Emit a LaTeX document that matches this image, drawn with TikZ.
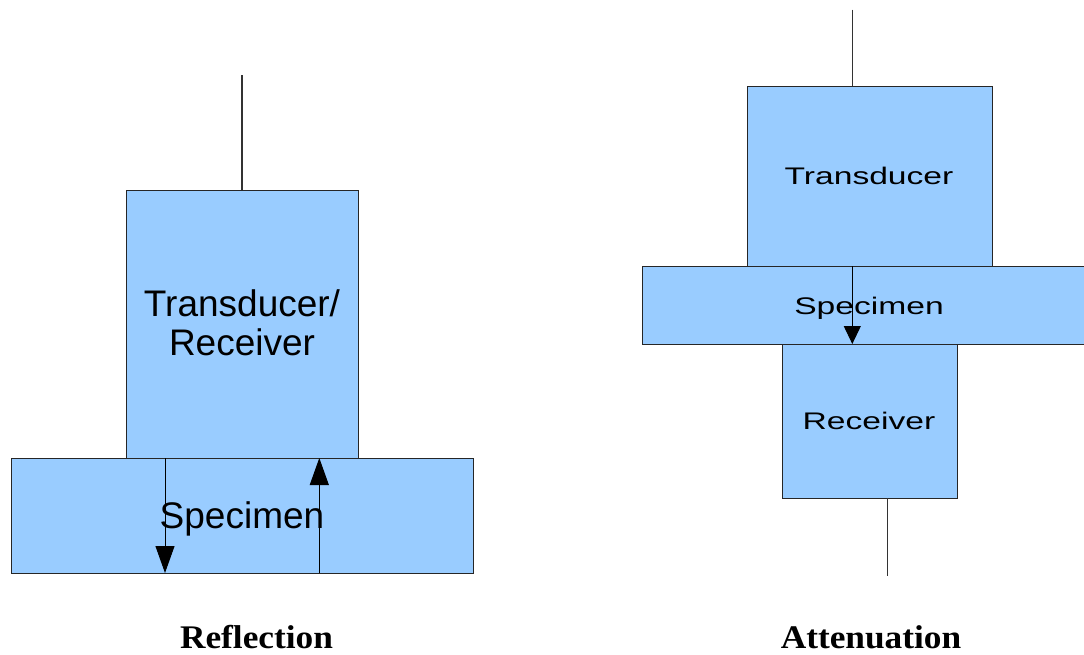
\documentclass[tikz,border=0pt]{standalone}
\usepackage{fontspec}
\setmainfont{Liberation Serif}
\newfontfamily\arialf{Liberation Sans}
\usetikzlibrary{arrows.meta}
\definecolor{boxblue}{HTML}{99CCFF}
\tikzset{
  blk/.style={draw=black!85, line width=1pt, fill=boxblue, inner sep=0pt, outer sep=0pt},
  wire/.style={draw=black!80, line width=1.1pt},
  bigarrow/.style={draw=black, line width=1pt, -{Triangle[length=27pt,width=19pt]}},
  smallarrow/.style={draw=black, line width=1pt, -{Triangle[length=18pt,width=17pt]}},
  bigtxt/.style={font=\arialf\fontsize{37}{39}\selectfont, inner sep=0pt, anchor=base, align=center},
  smalltxt/.style={font=\arialf\fontsize{24}{28}\selectfont, inner sep=0pt, anchor=base, xscale=1.4},
  caption/.style={font=\bfseries\fontsize{33}{36}\selectfont, inner sep=0pt, anchor=base, xscale=1.07}
}
\begin{document}
\begin{tikzpicture}[x=1pt,y=-1pt]
\useasboundingbox (0,0) rectangle (1084,654);
% ---------- Reflection ----------
\node[blk, minimum width=232pt, minimum height=268pt] (ltrans) at (242,324) {};
\node[blk, minimum width=462pt, minimum height=115pt] (lspec) at (242,515.5) {};
\coordinate (ltop) at (242,75);
\draw[wire] (ltop) -- (ltrans.north);
\node[bigtxt] (lttxt) at (242,316) {Transducer/};
\node[bigtxt] (lrtxt) at (242,355) {Receiver};
\node[bigtxt] (lstxt) at (242,528.5) {Specimen};
\coordinate (ldownx) at (165,0);
\coordinate (lupx) at (319.3,0);
\draw[bigarrow] (lspec.north -| ldownx) -- (lspec.south -| ldownx);
\draw[bigarrow] (lspec.south -| lupx) -- (lspec.north -| lupx);
\node[caption] (refl) at (256.5,648) {Reflection};
% ---------- Attenuation ----------
\node[blk, minimum width=245pt, minimum height=180pt] (rtrans) at (870,176) {};
\node[blk, minimum width=444pt, minimum height=78pt] (rspec) at (864.5,305) {};
\node[blk, minimum width=175pt, minimum height=154pt] (rrec) at (870,421) {};
\coordinate (rtop) at (852.5,9.5);
\draw[wire] (rtop) -- (rtop |- rtrans.north);
\coordinate (rbot) at (887.3,575.7);
\draw[wire] (rrec.south -| rbot) -- (rbot);
\node[smalltxt] (rttxt) at (869,184.3) {Transducer};
\node[smalltxt] (rstxt) at (869,314) {Specimen};
\node[smalltxt] (rrtxt) at (869,429.3) {Receiver};
\coordinate (rarrx) at (852.3,0);
\draw[smallarrow] (rspec.north -| rarrx) -- (rspec.south -| rarrx);
\node[caption] (atten) at (871,648) {Attenuation};
\end{tikzpicture}
\end{document}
····················
_Required task:_ Make an exact copy of the data, leaving its pictures out.

_Correct response:_
Emit a LaTeX document that matches this image, drawn with TikZ.
\documentclass[tikz,border=0pt]{standalone}
\usepackage{fontspec}
\setmainfont{Liberation Serif}
\newfontfamily\arialf{Liberation Sans}
\usetikzlibrary{arrows.meta}
\definecolor{boxblue}{HTML}{99CCFF}
\tikzset{
  blk/.style={draw=black!85, line width=1pt, fill=boxblue, inner sep=0pt, outer sep=0pt},
  wire/.style={draw=black!80, line width=1.1pt},
  bigarrow/.style={draw=black, line width=1pt, -{Triangle[length=27pt,width=19pt]}},
  smallarrow/.style={draw=black, line width=1pt, -{Triangle[length=18pt,width=17pt]}},
  bigtxt/.style={font=\arialf\fontsize{37}{39}\selectfont, inner sep=0pt, anchor=base, align=center},
  smalltxt/.style={font=\arialf\fontsize{24}{28}\selectfont, inner sep=0pt, anchor=base, xscale=1.4},
  caption/.style={font=\bfseries\fontsize{33}{36}\selectfont, inner sep=0pt, anchor=base, xscale=1.07}
}
\begin{document}
\begin{tikzpicture}[x=1pt,y=-1pt]
\useasboundingbox (0,0) rectangle (1084,654);
% ---------- Reflection ----------
\node[blk, minimum width=232pt, minimum height=268pt] (ltrans) at (242,324) {};
\node[blk, minimum width=462pt, minimum height=115pt] (lspec) at (242,515.5) {};
\coordinate (ltop) at (242,75);
\draw[wire] (ltop) -- (ltrans.north);
\node[bigtxt] (lttxt) at (242,316) {Transducer/};
\node[bigtxt] (lrtxt) at (242,355) {Receiver};
\node[bigtxt] (lstxt) at (242,528.5) {Specimen};
\coordinate (ldownx) at (165,0);
\coordinate (lupx) at (319.3,0);
\draw[bigarrow] (lspec.north -| ldownx) -- (lspec.south -| ldownx);
\draw[bigarrow] (lspec.south -| lupx) -- (lspec.north -| lupx);
\node[caption] (refl) at (256.5,648) {Reflection};
% ---------- Attenuation ----------
\node[blk, minimum width=245pt, minimum height=180pt] (rtrans) at (870,176) {};
\node[blk, minimum width=444pt, minimum height=78pt] (rspec) at (864.5,305) {};
\node[blk, minimum width=175pt, minimum height=154pt] (rrec) at (870,421) {};
\coordinate (rtop) at (852.5,9.5);
\draw[wire] (rtop) -- (rtop |- rtrans.north);
\coordinate (rbot) at (887.3,575.7);
\draw[wire] (rrec.south -| rbot) -- (rbot);
\node[smalltxt] (rttxt) at (869,184.3) {Transducer};
\node[smalltxt] (rstxt) at (869,314) {Specimen};
\node[smalltxt] (rrtxt) at (869,429.3) {Receiver};
\coordinate (rarrx) at (852.3,0);
\draw[smallarrow] (rspec.north -| rarrx) -- (rspec.south -| rarrx);
\node[caption] (atten) at (871,648) {Attenuation};
\end{tikzpicture}
\end{document}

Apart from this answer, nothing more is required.